On April 1, NIEHS staff led an interactive meeting with nearly 250 students at Athens Drive High School, a magnet school in Raleigh, North Carolina focused on medical sciences and global health initiatives. The scientists and students covered many of the most pressing science and health issues, including antimicrobial resistance, vaccinations, cell phone radiofrequency radiation, genetic engineering, and environmental contaminants like Gen X.
The discussion was thought-provoking and at times funny. The experience provided inspiration and background for the students as they picked research topics for their upper-level English writing projects.
“The goal is to create a hook,” said Lauren Johnson, an English teacher at the school. “These assignments are about voice and choice. The students have a chance to choose any topic that interests them…. This discussion exposed the students to many different topics and gave them firsthand information from scientists working in those areas, which is pretty catalyzing.”
At the start of the meeting, Lee named 5 different environmental health issues chosen from a list of 17 topics provided by Athens Drive teachers. For each one, she asked the students to raise their hands if they had ever heard of them.
“I am impressed,” she said as students’ hands shot into the air. “This is a group interested in current events.” Lee has visited Athens Drive many times since NIEHS helped it transition into a magnet school in 2016.
Also in attendance was Cheryl Moy, Ph.D., a STEM (science, technology, engineering, and math) teaching assistant professor at the University of North Carolina at Chapel Hill. She observed the events, to learn about ways to adapt her methods from college to high school students.
During the session, the scientists discussed not just what they know, but how they know what they know. For example, they described the 2018 National Toxicology Program cell phone study that linked high doses of cell phone radiofrequency radiation to tumor development in male rats.
The same critical thinking skills used to draw conclusions in that report could also be used to compose the students’ English papers, the researchers explained.
“Gather your data and resources, and choose a side on a topic,” said Cannon. “When you get that data, you have to be very critical. Even if a scientist says it is so, question it. Always read papers with skepticism and with a critical eye.”
Cannon shared his personal opinion that the biggest issue with cell phones is not the radiation per se, but rather the time spent away from other health-promoting activities. One student in the front row looked at her phone and announced that her weekly screen time total was 38 hours, prompting laughter from the rest of the audience.

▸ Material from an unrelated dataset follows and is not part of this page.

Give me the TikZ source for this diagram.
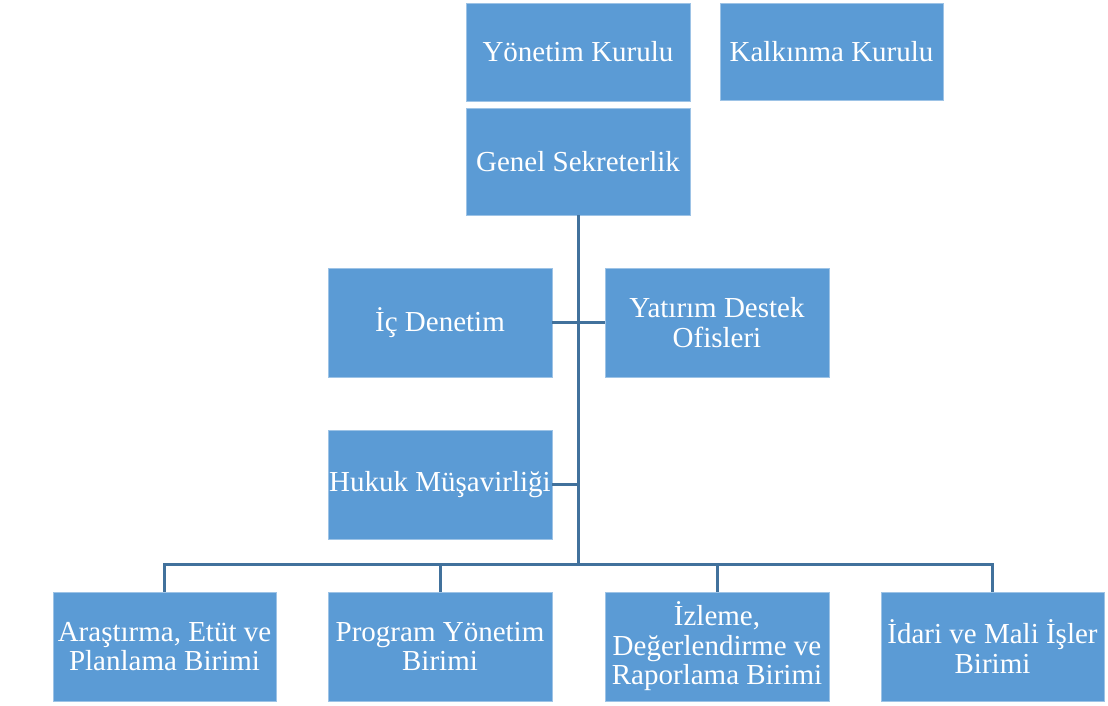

“I would have given anything to have this as a high schooler. This is awesome!” said Tonya Hinton, magnet coordinator at the school.
The relationship between the school and the institute extends beyond English class. On April 8, members of the school’s Spanish Club visited NIEHS and met with scientists and staff who spoke with them in Spanish about the institute’s research and operations.
(Marla Broadfoot, Ph.D., is a contract writer for the NIEHS Office of Communications and Public Liaison.)